Sudan (Arabic: السودانas-Sūdān Listeni/sˈdæn/ or /sˈdɑːn/;[8]), officially the Republic of the Sudan[9] (Arabic: جمهورية السودانJumhūrīyat as-Sūdān) and sometimes called North Sudan,[10][11] is an Arab state in the Middle East and North Africa bordered by Egypt to the north, the Red Sea to the northeast, Eritrea and Ethiopia to the east, South Sudan to the south, the Central African Republic to the southwest, Chad to the west and Libya to the northwest. Internally, the Nile divides the country into eastern and western halves.[12] The population of Sudan is a combination of indigenous inhabitants of the Nile Valley and descendants of migrants from the Arabian Peninsula. The overwhelming majority of the population today adhere to Islam.[13]

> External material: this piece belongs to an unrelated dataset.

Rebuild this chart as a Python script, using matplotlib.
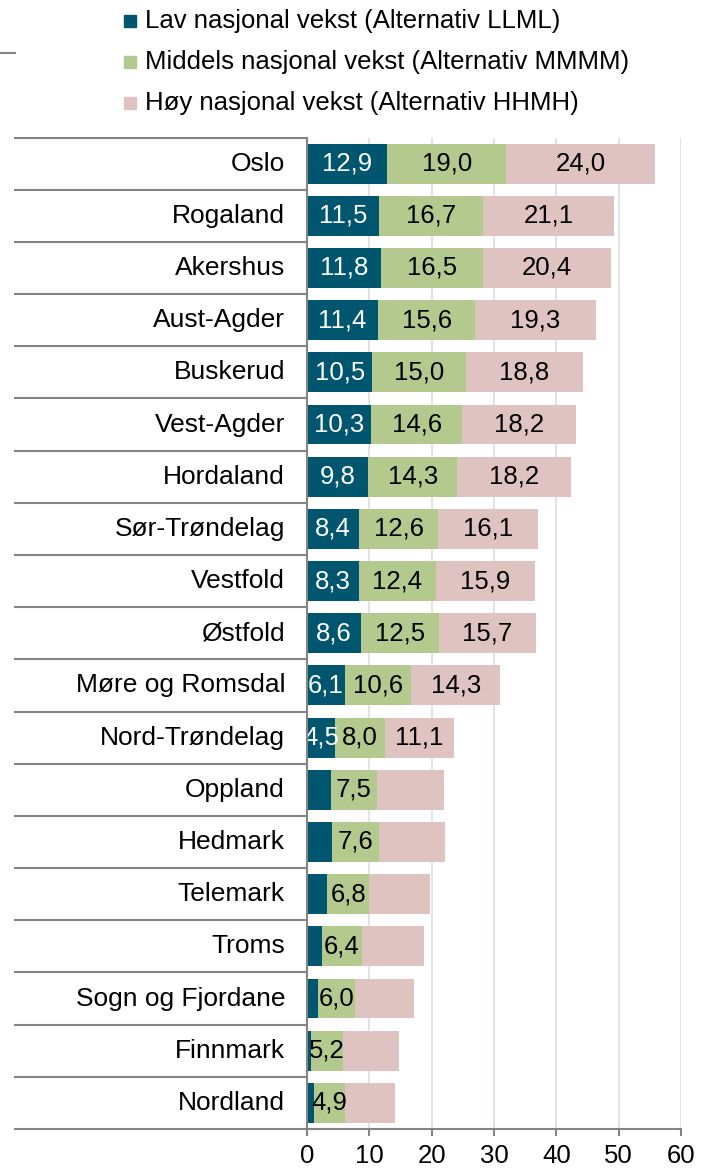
import matplotlib.pyplot as plt
from matplotlib.patches import Rectangle
from matplotlib.lines import Line2D
import matplotlib.transforms as mtransforms

regions = ["Oslo", "Rogaland", "Akershus", "Aust-Agder", "Buskerud", "Vest-Agder",
           "Hordaland", "Sør-Trøndelag", "Vestfold", "Østfold", "Møre og Romsdal",
           "Nord-Trøndelag", "Oppland", "Hedmark", "Telemark", "Troms",
           "Sogn og Fjordane", "Finnmark", "Nordland"]
low = [12.9, 11.5, 11.8, 11.4, 10.5, 10.3, 9.8, 8.4, 8.3, 8.6, 6.1, 4.5,
       3.8, 4.0, 3.2, 2.4, 1.7, 0.6, 1.2]
mid = [19.0, 16.7, 16.5, 15.6, 15.0, 14.6, 14.3, 12.6, 12.4, 12.5, 10.6, 8.0,
       7.5, 7.6, 6.8, 6.4, 6.0, 5.2, 4.9]
high = [24.0, 21.1, 20.4, 19.3, 18.8, 18.2, 18.2, 16.1, 15.9, 15.7, 14.3, 11.1,
        10.6, 10.6, 9.8, 9.9, 9.5, 9.0, 8.0]
series_names = ["Lav nasjonal vekst (Alternativ LLML)",
                "Middels nasjonal vekst (Alternativ MMMM)",
                "Høy nasjonal vekst (Alternativ HHMH)"]
n_labelled = 12  # rows where all three segments carry a label

colors = ["#00566e", "#b3c98d", "#dfc3c0"]
grey = "#848484"
fs = 18.5

plt.rcParams['font.family'] = ['Liberation Sans', 'DejaVu Sans']

W, H = 707, 1171
fig = plt.figure(figsize=(W / 100, H / 100), dpi=100)
ax = fig.add_axes([307 / W, 1 - 1129 / H, (681 - 307) / W, (1129 - 137.5) / H])

y = list(range(len(regions)))
left = [0] * len(regions)
for k, vals in enumerate([low, mid, high]):
    ax.barh(y, vals, left=left, height=0.765, color=colors[k], zorder=3)
    for i, v in enumerate(vals):
        if k != 1 and i >= n_labelled:
            continue
        txt = f"{v:.1f}".replace(".", ",")
        ax.text(left[i] + v / 2, i, txt, ha="center", va="center", fontsize=fs,
                color="white" if k == 0 else "black", zorder=4)
    left = [a + b for a, b in zip(left, vals)]

ax.set_xlim(0, 60)
ax.set_ylim(len(regions) - 0.5, -0.5)
ax.set_xticks(range(0, 61, 10))
ax.set_xticklabels([str(t) for t in range(0, 61, 10)], fontsize=fs)
ax.tick_params(axis="x", length=5, width=1.5, color=grey, pad=6)
ax.set_yticks([])
ax.grid(axis="x", color="#d9e0e0", linewidth=1.2, zorder=0)
for s in ["top", "right"]:
    ax.spines[s].set_visible(False)
for s in ["left", "bottom"]:
    ax.spines[s].set_color(grey)
    ax.spines[s].set_linewidth(1.5)
    ax.spines[s].set_zorder(5)

# category labels and the separator lines in the label area
trans = mtransforms.blended_transform_factory(ax.transAxes, ax.transData)
x_left = (15 - 307) / (681 - 307)
for i, name in enumerate(regions):
    ax.text(-22 / (681 - 307), i, name, transform=trans, ha="right", va="center",
            fontsize=19)
for b in range(len(regions) + 1):
    ax.add_line(Line2D([x_left, 0], [b - 0.5, b - 0.5], transform=trans,
                       color=grey, linewidth=1.5, clip_on=False))

# legend
for k, name in enumerate(series_names):
    yc = 1 - (21 + 41 * k) / H
    fig.patches.append(Rectangle((124 / W, yc - 6 / H), 12 / W, 12 / H,
                                 transform=fig.transFigure, color=colors[k]))
    fig.text(145 / W, yc, name, ha="left", va="center", fontsize=fs)

fig.lines.append(Line2D([0, 15 / W], [1 - 53 / H, 1 - 53 / H],
                        transform=fig.transFigure, color=grey, linewidth=1.5))

fig.savefig("out.png", dpi=100)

The people of Sudan have a long history extending from antiquity that is intertwined with the history of Egypt. Sudan suffered seventeen years of civil war during the First Sudanese Civil War (1955–1972) followed by the Second Sudanese Civil War between central government of Northern Sudan and the SPLA/M of Southern Sudan.[14][15] This led to the Second Sudanese Civil War in 1983. Because of continuing political and military struggles, Sudan was seized in a bloodless coup d'état by colonel Omar al-Bashir in 1989, who thereafter proclaimed himself President of Sudan.[16] The civil war ended with the signing of a Comprehensive Peace Agreement which granted autonomy to what was then the southern region of the country. Following a referendum held in January 2011, South Sudan seceded on 9 July 2011 with the consent of Sudan.[17][18]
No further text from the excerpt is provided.